I didn't choose it really. It accidentally occurred and accrued. The sonnet just turned into a habit. Good or bad? I couldn't say.
Do you still at this time believe that "the end of art is peace"? How do you understand Patmore's statement?
That's a quoted statement. I enjoy the triple take of it because Coventry Patmore said it, Yeats used it and I used Yeats using it. Obviously no matter how turbulent, apocalyptic, vehement or destructive art's subject is or that which is contained with art, no matter how unpeaceful the thing previous to art is—once it has been addressed and brought into a condition called art, it is, if not pacified, brought into equilibrium. For a moment the parallelogram of forces is just held. The minute after art, everything breaks out again. Art is an image. It is not a solution to reality, and to confuse the pacifications and appeasements and peace of art with something that is actually attainable in life is a great error. But to deny your life the suasion of art-peace is also an unnecessary Puritanism. It is an unnecessary extreme.
All the same, I am very attracted to that extreme of denial.

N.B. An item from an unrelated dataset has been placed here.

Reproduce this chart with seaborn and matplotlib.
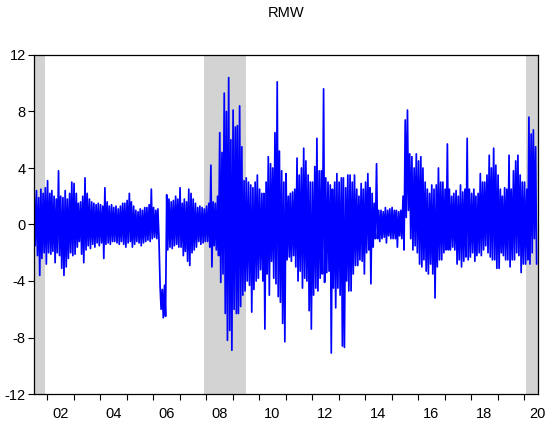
import pandas as pd
import matplotlib
matplotlib.use("Agg")
import matplotlib.pyplot as plt
import matplotlib.dates as mdates
from matplotlib.ticker import FixedLocator, FixedFormatter, NullFormatter
import seaborn as sns

title = "RMW"
first_month = "2001-07"

# monthly upper swing of the daily RMW series
rmw_high = [
    2.0, 2.4, 1.9, 2.5, 2.2, 2.6,                                # 2001 Jul-Dec
    3.1, 2.2, 2.4, 2.0, 1.8, 3.8, 2.0, 1.9, 2.4, 1.8, 2.2, 3.0,  # 2002
    2.9, 2.2, 1.5, 1.6, 2.0, 3.3, 2.2, 1.8, 1.6, 1.5, 1.4, 1.5,  # 2003
    1.4, 1.3, 2.6, 1.6, 1.3, 1.4, 1.2, 1.3, 1.1, 1.3, 1.5, 1.5,  # 2004
    1.7, 2.2, 1.6, 1.3, 1.0, 0.9, 1.1, 1.0, 1.2, 1.2, 1.4, 2.5,  # 2005
    1.2, 1.0, 1.1, -4.4, -4.6, -4.3, 2.1, 1.8, 1.6, 1.7, 2.0, 1.8,  # 2006
    2.6, 1.5, 1.8, 1.6, 2.5, 2.2, 1.8, 1.5, 1.2, 1.3, 1.2, 1.1,  # 2007
    1.3, 1.5, 4.2, 1.6, 1.5, 2.0, 6.5, 5.1, 9.3, 8.0, 10.4, 6.0,  # 2008
    8.1, 6.9, 7.0, 8.4, 5.5, 3.1, 3.3, 3.0, 2.8, 2.6, 3.0, 3.5,  # 2009
    2.5, 2.2, 2.2, 3.0, 4.8, 4.3, 4.0, 6.5, 10.1, 5.2, 3.8, 3.0,  # 2010
    3.6, 2.0, 2.2, 2.3, 2.5, 4.7, 3.5, 4.0, 5.4, 4.5, 3.5, 3.0,  # 2011
    3.0, 4.1, 6.1, 3.8, 3.8, 9.6, 3.3, 3.0, 2.8, 2.5, 3.0, 3.6,  # 2012
    3.0, 3.3, 3.3, 2.6, 3.5, 3.5, 3.0, 3.5, 2.5, 2.0, 2.9, 2.5,  # 2013
    3.0, 3.6, 2.6, 2.2, 1.5, 4.3, 1.0, 1.0, 0.9, 1.2, 1.0, 1.1,  # 2014
    1.2, 1.0, 1.0, 0.9, 1.0, 2.0, 7.4, 8.1, 5.0, 4.8, 4.0, 5.0,  # 2015
    4.5, 4.8, 4.0, 3.0, 2.5, 2.2, 2.8, 2.5, 2.8, 4.0, 3.0, 3.0,  # 2016
    2.5, 5.7, 2.5, 2.0, 2.2, 2.4, 2.0, 2.8, 2.3, 2.5, 6.1, 2.5,  # 2017
    2.2, 2.5, 2.0, 2.2, 3.6, 3.0, 3.0, 3.5, 4.9, 4.0, 5.4, 4.2,  # 2018
    3.5, 2.5, 2.0, 2.6, 2.5, 4.9, 2.5, 3.8, 4.5, 4.9, 3.5, 3.0,  # 2019
    3.0, 2.5, 7.6, 6.4, 6.7, 5.5,                                # 2020 Jan-Jun
]

# monthly lower swing of the daily RMW series
rmw_low = [
    -1.5, -2.2, -3.6, -2.4, -2.0, -2.8,                                  # 2001 Jul-Dec
    -2.0, -2.1, -1.9, -2.7, -2.0, -2.2, -3.1, -3.6, -3.0, -2.4, -2.0, -2.2,  # 2002
    -2.1, -1.6, -1.2, -2.1, -2.7, -1.8, -1.5, -1.7, -1.4, -1.6, -1.3, -1.5,  # 2003
    -1.3, -2.4, -1.4, -1.3, -1.4, -1.2, -1.2, -1.3, -1.4, -1.2, -1.4, -1.6,  # 2004
    -1.3, -1.2, -1.6, -1.4, -1.2, -1.3, -1.5, -1.3, -1.2, -1.1, -1.2, -1.0,  # 2005
    -0.9, -1.0, -0.8, -6.0, -6.6, -6.5, -1.8, -1.6, -1.7, -1.5, -1.4, -1.6,  # 2006
    -1.6, -2.2, -1.9, -2.6, -2.9, -2.0, -1.8, -1.6, -1.2, -1.4, -1.3, -1.2,  # 2007
    -1.2, -1.6, -3.0, -1.5, -1.8, -2.2, -4.1, -3.5, -6.3, -8.2, -7.5, -8.9,  # 2008
    -6.0, -6.3, -6.3, -5.8, -5.0, -4.7, -4.0, -4.3, -6.2, -4.6, -4.0, -3.8,  # 2009
    -3.2, -4.0, -7.4, -3.5, -5.0, -2.6, -3.8, -4.2, -5.1, -5.5, -7.0, -8.3,  # 2010
    -2.5, -2.3, -2.6, -2.2, -3.0, -4.0, -3.3, -4.5, -3.8, -4.0, -6.1, -7.4,  # 2011
    -5.0, -4.5, -4.7, -3.8, -3.5, -4.1, -3.4, -3.3, -9.1, -4.5, -5.9, -4.5,  # 2012
    -5.0, -8.6, -8.7, -4.0, -4.7, -4.7, -3.5, -2.9, -2.9, -2.5, -2.6, -3.5,  # 2013
    -2.0, -1.8, -4.2, -1.6, -1.0, -1.0, -1.2, -1.0, -0.9, -1.3, -0.8, -1.0,  # 2014
    -1.0, -1.0, -1.6, -0.8, -1.0, -1.8, 0.5, 1.0, -1.0, -1.8, -1.5, -2.0,    # 2015
    -2.8, -3.0, -2.5, -3.3, -3.5, -2.8, -3.5, -5.2, -3.0, -2.5, -2.5, -2.0,  # 2016
    -1.8, -1.8, -1.8, -1.6, -1.8, -2.8, -2.5, -3.0, -2.6, -2.3, -2.5, -2.3,  # 2017
    -2.0, -2.6, -2.2, -2.0, -2.2, -1.8, -1.5, -2.0, -2.3, -2.5, -2.5, -3.1,  # 2018
    -3.1, -2.0, -2.2, -2.5, -2.5, -3.0, -2.5, -2.5, -2.0, -2.2, -3.4, -2.8,  # 2019
    -2.8, -2.5, -2.8, -2.0, -1.0, -2.8,                                  # 2020 Jan-Jun
]

recession_starts = ["2001-03-01", "2007-12-01", "2020-02-01"]
recession_ends = ["2001-11-30", "2009-06-30", "2020-07-31"]

y_ticks = [-12, -8, -4, 0, 4, 8, 12]
x_label_years = [2002, 2004, 2006, 2008, 2010, 2012, 2014, 2016, 2018, 2020]
x_labels = ["02", "04", "06", "08", "10", "12", "14", "16", "18", "20"]

# ---- build the table (two observations per month: upper then lower swing)
months = pd.period_range(first_month, periods=len(rmw_high), freq="M")
dates, values = [], []
for m, hi, lo in zip(months, rmw_high, rmw_low):
    dates.append(pd.Timestamp(year=m.year, month=m.month, day=7))
    values.append(hi)
    dates.append(pd.Timestamp(year=m.year, month=m.month, day=21))
    values.append(lo)
df = pd.DataFrame({"date": dates, "RMW": values})

sns.set_theme(style="ticks")
plt.rcParams["font.family"] = ["Liberation Sans", "DejaVu Sans"]

fig = plt.figure(figsize=(5.5, 4.24), dpi=100)
ax = fig.add_axes([34 / 550, 1 - 394 / 424, (538 - 34) / 550, (394 - 55) / 424])

for s, e in zip(recession_starts, recession_ends):
    ax.axvspan(pd.Timestamp(s), pd.Timestamp(e), color="#d3d3d3", lw=0, zorder=0)

sns.lineplot(data=df, x="date", y="RMW", estimator=None, color="#0000ff",
             linewidth=1.25, ax=ax, zorder=2)

ax.set_xlim(pd.Timestamp("2001-07-04"), pd.Timestamp("2020-07-10"))
ax.set_ylim(-12, 12)
ax.set_yticks(y_ticks)
ax.set_yticklabels([str(v) for v in y_ticks])

ax.xaxis.set_major_locator(mdates.YearLocator(1))
ax.xaxis.set_major_formatter(NullFormatter())
ax.xaxis.set_minor_locator(FixedLocator(
    [mdates.date2num(pd.Timestamp(year=y, month=7, day=1)) for y in x_label_years]))
ax.xaxis.set_minor_formatter(FixedFormatter(x_labels))

ax.tick_params(axis="x", which="major", direction="out", length=4, width=0.8,
               color="black", bottom=True, top=False)
ax.tick_params(axis="x", which="minor", length=0, pad=9, labelsize=10.5,
               labelcolor="black")
ax.tick_params(axis="y", which="major", direction="out", length=4, width=0.8,
               color="black", pad=2, labelsize=10.5, labelcolor="black",
               left=True, right=False)

for sp in ax.spines.values():
    sp.set_visible(True)
    sp.set_color("black")
    sp.set_linewidth(0.9)

ax.set_xlabel("")
ax.set_ylabel("")
fig.text(286 / 550, 1 - 13 / 424, title, ha="center", va="center",
         fontsize=10.5, color="black")

fig.savefig("out.png", dpi=100)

In post-Holocaust, and post-nuclear conditions, the seeming smarminess of offering art as peace, the slightly sanctimonious, unearned "Let's go out and enjoy the alibi of art"—the indulgence is a possible affront. But to carry that denial too far, to demean the possibility of art and say that that is all art is capable of is also a great error. The greatest art confronts every destructiveness that experience offers it and in Thomas Kinsella's terms, "digests it." So, when we salute art with joy, we acknowledge that it has managed to overcome all the dice that were loaded against it. Can you write a poem in the post-nuclear age? Can you write a poem that gazes at death, or the western front or Auschwitz—a poem that gives peace and tells horror? It gives true peace only if the horror is satisfactorily rendered. If the eyes are not averted from it. If its overmastering power is acknowledged and unconceded, so the human spirit holds its own against its affront and immensity. To me that's what the "end of art is peace" means and understood in those terms, I still believe in it.